-------- EXCERPTED DATA

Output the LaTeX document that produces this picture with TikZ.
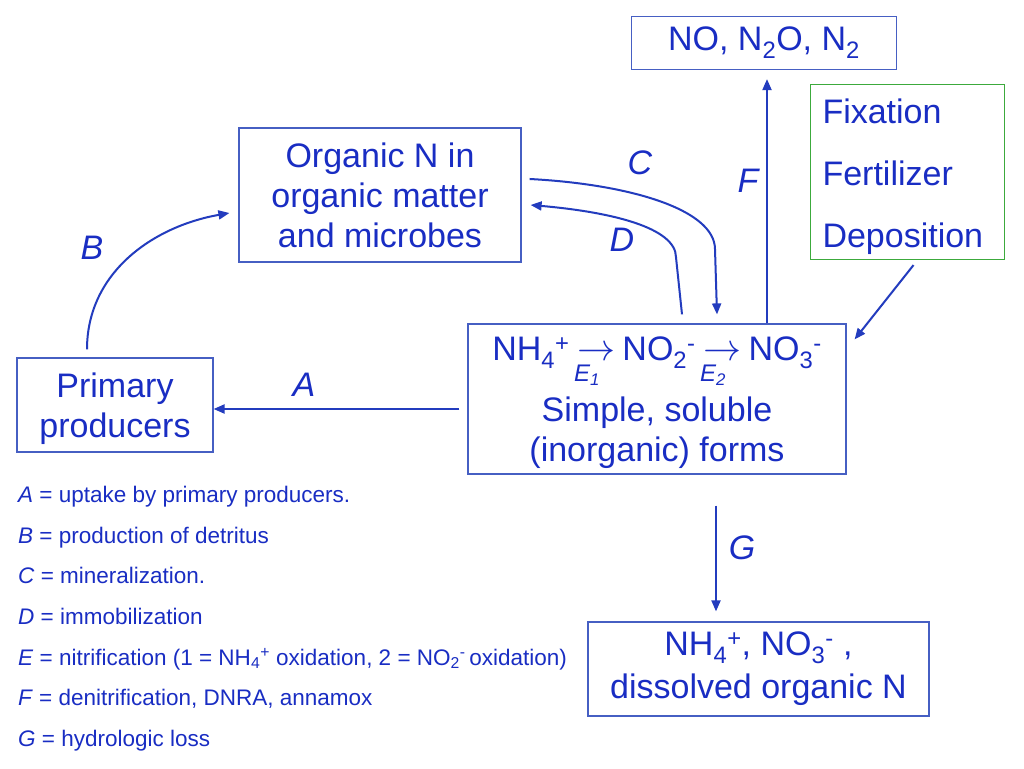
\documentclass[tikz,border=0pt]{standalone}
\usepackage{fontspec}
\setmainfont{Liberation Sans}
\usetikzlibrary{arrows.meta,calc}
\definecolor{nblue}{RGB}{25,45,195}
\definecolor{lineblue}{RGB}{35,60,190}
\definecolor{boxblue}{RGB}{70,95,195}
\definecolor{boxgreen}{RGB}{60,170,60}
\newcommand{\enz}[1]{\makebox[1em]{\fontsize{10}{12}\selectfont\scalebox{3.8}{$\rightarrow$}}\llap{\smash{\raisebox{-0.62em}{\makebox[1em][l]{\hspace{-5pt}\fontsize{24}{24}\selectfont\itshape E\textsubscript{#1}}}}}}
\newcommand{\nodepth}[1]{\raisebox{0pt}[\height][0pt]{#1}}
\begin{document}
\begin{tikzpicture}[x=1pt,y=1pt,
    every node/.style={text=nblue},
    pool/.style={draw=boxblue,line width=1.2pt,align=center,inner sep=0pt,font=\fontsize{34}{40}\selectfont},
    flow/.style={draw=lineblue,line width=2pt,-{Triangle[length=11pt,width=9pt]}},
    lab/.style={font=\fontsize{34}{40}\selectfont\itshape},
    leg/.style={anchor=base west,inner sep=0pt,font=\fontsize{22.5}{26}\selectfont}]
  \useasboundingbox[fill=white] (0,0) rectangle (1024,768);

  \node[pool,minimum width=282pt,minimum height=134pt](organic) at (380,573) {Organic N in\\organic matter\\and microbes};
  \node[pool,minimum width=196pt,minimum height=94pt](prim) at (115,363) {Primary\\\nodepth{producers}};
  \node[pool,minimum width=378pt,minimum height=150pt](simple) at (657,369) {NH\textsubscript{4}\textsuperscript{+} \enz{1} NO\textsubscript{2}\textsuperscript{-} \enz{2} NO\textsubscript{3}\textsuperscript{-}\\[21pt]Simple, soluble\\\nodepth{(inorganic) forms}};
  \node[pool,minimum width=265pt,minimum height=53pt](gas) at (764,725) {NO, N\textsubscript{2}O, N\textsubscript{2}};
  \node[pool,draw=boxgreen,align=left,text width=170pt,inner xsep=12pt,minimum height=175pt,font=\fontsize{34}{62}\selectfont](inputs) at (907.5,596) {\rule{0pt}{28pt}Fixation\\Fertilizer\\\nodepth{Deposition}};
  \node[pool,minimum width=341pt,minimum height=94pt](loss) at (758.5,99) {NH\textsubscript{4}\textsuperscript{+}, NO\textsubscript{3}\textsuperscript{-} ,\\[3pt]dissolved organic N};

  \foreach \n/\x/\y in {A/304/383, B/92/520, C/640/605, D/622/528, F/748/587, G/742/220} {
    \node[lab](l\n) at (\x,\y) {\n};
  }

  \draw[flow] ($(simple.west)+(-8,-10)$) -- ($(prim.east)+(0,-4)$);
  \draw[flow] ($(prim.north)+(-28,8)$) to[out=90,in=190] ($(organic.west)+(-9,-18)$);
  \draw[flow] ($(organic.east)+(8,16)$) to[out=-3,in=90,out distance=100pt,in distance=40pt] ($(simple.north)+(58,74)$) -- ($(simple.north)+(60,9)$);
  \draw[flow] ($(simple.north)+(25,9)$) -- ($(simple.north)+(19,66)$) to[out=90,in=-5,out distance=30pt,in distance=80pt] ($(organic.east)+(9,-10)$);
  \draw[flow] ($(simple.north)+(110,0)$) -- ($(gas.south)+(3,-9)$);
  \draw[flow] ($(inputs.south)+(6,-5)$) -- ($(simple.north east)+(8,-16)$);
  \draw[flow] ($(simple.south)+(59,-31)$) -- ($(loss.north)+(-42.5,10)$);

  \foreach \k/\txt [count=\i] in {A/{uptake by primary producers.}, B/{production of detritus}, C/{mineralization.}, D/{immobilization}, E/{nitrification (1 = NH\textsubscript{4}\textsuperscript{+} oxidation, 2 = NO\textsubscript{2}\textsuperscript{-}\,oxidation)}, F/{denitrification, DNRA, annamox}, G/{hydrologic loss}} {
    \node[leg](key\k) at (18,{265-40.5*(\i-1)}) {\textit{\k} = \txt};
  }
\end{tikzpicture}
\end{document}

----------------
-------- EXCERPTED DATA

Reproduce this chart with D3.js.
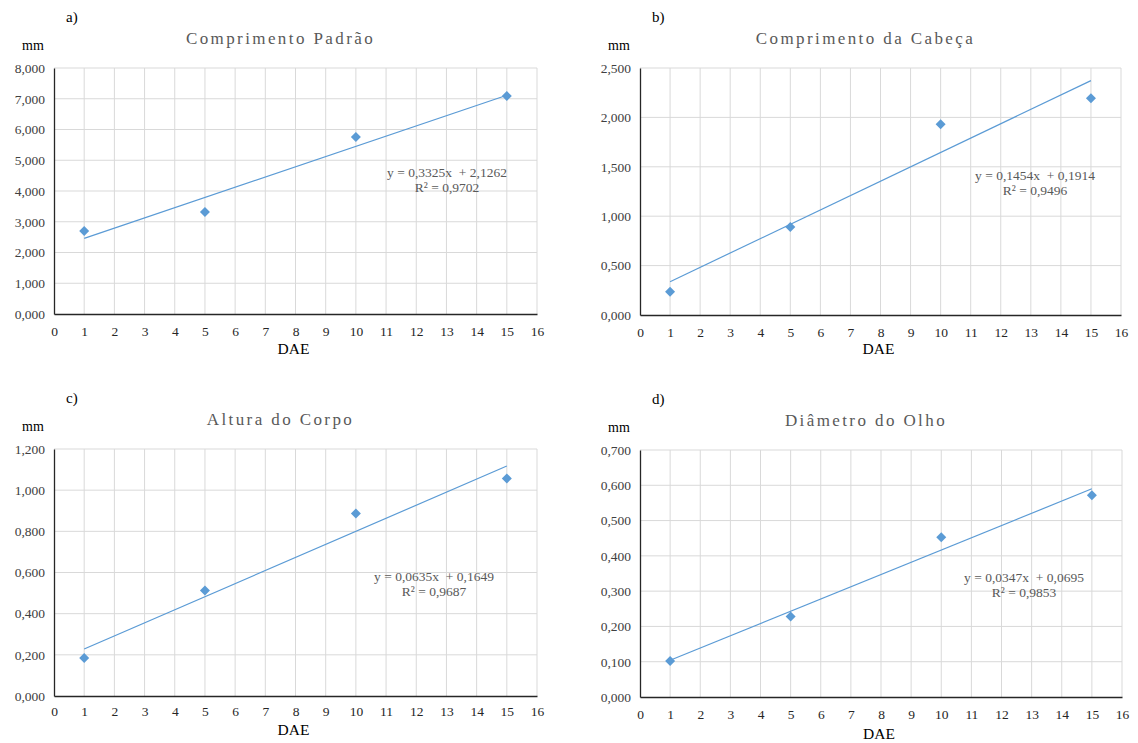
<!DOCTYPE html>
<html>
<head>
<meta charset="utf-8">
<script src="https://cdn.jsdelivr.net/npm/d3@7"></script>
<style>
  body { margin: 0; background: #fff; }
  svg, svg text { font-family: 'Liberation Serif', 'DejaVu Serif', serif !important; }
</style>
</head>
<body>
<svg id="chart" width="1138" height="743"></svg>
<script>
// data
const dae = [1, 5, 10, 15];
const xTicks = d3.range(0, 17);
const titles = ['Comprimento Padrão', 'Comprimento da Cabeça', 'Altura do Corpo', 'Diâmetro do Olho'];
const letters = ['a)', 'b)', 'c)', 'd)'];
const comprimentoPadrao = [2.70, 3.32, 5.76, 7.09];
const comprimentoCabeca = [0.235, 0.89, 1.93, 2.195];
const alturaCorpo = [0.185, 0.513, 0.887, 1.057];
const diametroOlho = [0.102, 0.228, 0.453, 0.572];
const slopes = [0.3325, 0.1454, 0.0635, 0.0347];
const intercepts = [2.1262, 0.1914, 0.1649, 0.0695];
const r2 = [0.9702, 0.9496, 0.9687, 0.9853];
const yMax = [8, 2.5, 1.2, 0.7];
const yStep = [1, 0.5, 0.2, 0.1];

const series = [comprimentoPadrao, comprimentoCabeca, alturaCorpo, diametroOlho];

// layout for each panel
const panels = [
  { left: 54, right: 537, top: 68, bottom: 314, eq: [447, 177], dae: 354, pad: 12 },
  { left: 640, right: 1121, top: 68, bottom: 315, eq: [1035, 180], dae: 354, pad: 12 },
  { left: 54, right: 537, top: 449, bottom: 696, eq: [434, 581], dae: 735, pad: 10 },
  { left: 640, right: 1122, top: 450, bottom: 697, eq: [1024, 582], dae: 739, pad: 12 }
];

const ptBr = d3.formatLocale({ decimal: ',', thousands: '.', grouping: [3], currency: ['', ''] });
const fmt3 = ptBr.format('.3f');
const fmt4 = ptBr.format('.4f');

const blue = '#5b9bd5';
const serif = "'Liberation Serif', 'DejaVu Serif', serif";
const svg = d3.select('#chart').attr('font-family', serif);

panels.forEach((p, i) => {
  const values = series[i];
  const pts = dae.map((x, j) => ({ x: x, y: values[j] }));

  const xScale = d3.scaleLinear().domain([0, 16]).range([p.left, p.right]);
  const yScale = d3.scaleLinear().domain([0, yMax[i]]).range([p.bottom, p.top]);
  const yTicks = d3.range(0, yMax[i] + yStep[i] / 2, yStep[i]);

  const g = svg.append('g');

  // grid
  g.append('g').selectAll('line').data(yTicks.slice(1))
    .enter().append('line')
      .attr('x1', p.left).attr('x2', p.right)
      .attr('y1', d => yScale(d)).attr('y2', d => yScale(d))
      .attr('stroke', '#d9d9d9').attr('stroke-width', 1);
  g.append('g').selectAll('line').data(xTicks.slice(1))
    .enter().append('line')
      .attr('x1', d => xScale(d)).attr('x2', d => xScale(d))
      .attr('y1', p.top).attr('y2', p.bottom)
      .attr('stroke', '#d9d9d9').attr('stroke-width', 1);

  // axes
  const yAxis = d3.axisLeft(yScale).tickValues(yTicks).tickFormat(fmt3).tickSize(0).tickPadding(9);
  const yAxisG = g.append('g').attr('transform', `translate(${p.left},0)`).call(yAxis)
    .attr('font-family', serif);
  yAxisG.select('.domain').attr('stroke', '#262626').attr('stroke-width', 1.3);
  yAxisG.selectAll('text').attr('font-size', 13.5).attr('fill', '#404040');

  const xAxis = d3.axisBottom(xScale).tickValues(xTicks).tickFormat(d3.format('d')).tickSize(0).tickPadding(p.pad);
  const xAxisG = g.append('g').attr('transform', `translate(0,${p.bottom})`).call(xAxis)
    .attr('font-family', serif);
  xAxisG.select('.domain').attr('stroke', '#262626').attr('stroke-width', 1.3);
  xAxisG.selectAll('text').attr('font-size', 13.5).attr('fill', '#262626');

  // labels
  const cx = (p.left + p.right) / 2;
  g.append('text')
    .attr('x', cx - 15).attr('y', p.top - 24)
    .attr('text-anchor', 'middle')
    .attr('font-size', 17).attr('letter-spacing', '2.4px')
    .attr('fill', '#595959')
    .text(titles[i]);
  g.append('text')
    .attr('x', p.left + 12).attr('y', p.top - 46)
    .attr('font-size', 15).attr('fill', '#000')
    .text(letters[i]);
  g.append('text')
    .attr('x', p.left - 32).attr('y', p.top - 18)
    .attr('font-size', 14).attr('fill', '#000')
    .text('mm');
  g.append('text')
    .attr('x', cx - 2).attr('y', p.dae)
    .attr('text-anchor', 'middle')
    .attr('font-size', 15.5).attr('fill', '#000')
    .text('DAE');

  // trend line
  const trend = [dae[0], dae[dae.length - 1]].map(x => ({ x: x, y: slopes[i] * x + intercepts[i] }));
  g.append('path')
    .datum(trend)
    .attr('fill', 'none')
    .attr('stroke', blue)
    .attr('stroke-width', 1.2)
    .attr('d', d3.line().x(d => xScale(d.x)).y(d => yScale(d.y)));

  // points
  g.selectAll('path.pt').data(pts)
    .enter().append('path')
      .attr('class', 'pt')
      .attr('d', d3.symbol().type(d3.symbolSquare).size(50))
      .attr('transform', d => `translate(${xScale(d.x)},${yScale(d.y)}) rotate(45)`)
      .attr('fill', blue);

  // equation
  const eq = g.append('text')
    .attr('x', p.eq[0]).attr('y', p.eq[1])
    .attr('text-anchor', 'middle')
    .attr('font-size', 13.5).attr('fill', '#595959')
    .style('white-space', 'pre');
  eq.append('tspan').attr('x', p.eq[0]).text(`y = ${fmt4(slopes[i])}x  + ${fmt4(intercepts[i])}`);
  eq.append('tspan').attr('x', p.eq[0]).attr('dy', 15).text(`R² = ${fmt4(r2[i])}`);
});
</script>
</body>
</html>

----------------

# SET PROBLEM:
Without any pictures, set down the lines from the one holding "Reproduce this chart with D3.js." through the one holding "const pts = dae.map((x, j)".

# THE COMPLETED TASK:
Reproduce this chart with D3.js.
<!DOCTYPE html>
<html>
<head>
<meta charset="utf-8">
<script src="https://cdn.jsdelivr.net/npm/d3@7"></script>
<style>
  body { margin: 0; background: #fff; }
  svg, svg text { font-family: 'Liberation Serif', 'DejaVu Serif', serif !important; }
</style>
</head>
<body>
<svg id="chart" width="1138" height="743"></svg>
<script>
// data
const dae = [1, 5, 10, 15];
const xTicks = d3.range(0, 17);
const titles = ['Comprimento Padrão', 'Comprimento da Cabeça', 'Altura do Corpo', 'Diâmetro do Olho'];
const letters = ['a)', 'b)', 'c)', 'd)'];
const comprimentoPadrao = [2.70, 3.32, 5.76, 7.09];
const comprimentoCabeca = [0.235, 0.89, 1.93, 2.195];
const alturaCorpo = [0.185, 0.513, 0.887, 1.057];
const diametroOlho = [0.102, 0.228, 0.453, 0.572];
const slopes = [0.3325, 0.1454, 0.0635, 0.0347];
const intercepts = [2.1262, 0.1914, 0.1649, 0.0695];
const r2 = [0.9702, 0.9496, 0.9687, 0.9853];
const yMax = [8, 2.5, 1.2, 0.7];
const yStep = [1, 0.5, 0.2, 0.1];

const series = [comprimentoPadrao, comprimentoCabeca, alturaCorpo, diametroOlho];

// layout for each panel
const panels = [
  { left: 54, right: 537, top: 68, bottom: 314, eq: [447, 177], dae: 354, pad: 12 },
  { left: 640, right: 1121, top: 68, bottom: 315, eq: [1035, 180], dae: 354, pad: 12 },
  { left: 54, right: 537, top: 449, bottom: 696, eq: [434, 581], dae: 735, pad: 10 },
  { left: 640, right: 1122, top: 450, bottom: 697, eq: [1024, 582], dae: 739, pad: 12 }
];

const ptBr = d3.formatLocale({ decimal: ',', thousands: '.', grouping: [3], currency: ['', ''] });
const fmt3 = ptBr.format('.3f');
const fmt4 = ptBr.format('.4f');

const blue = '#5b9bd5';
const serif = "'Liberation Serif', 'DejaVu Serif', serif";
const svg = d3.select('#chart').attr('font-family', serif);

panels.forEach((p, i) => {
  const values = series[i];
  const pts = dae.map((x, j) => ({ x: x, y: values[j] }));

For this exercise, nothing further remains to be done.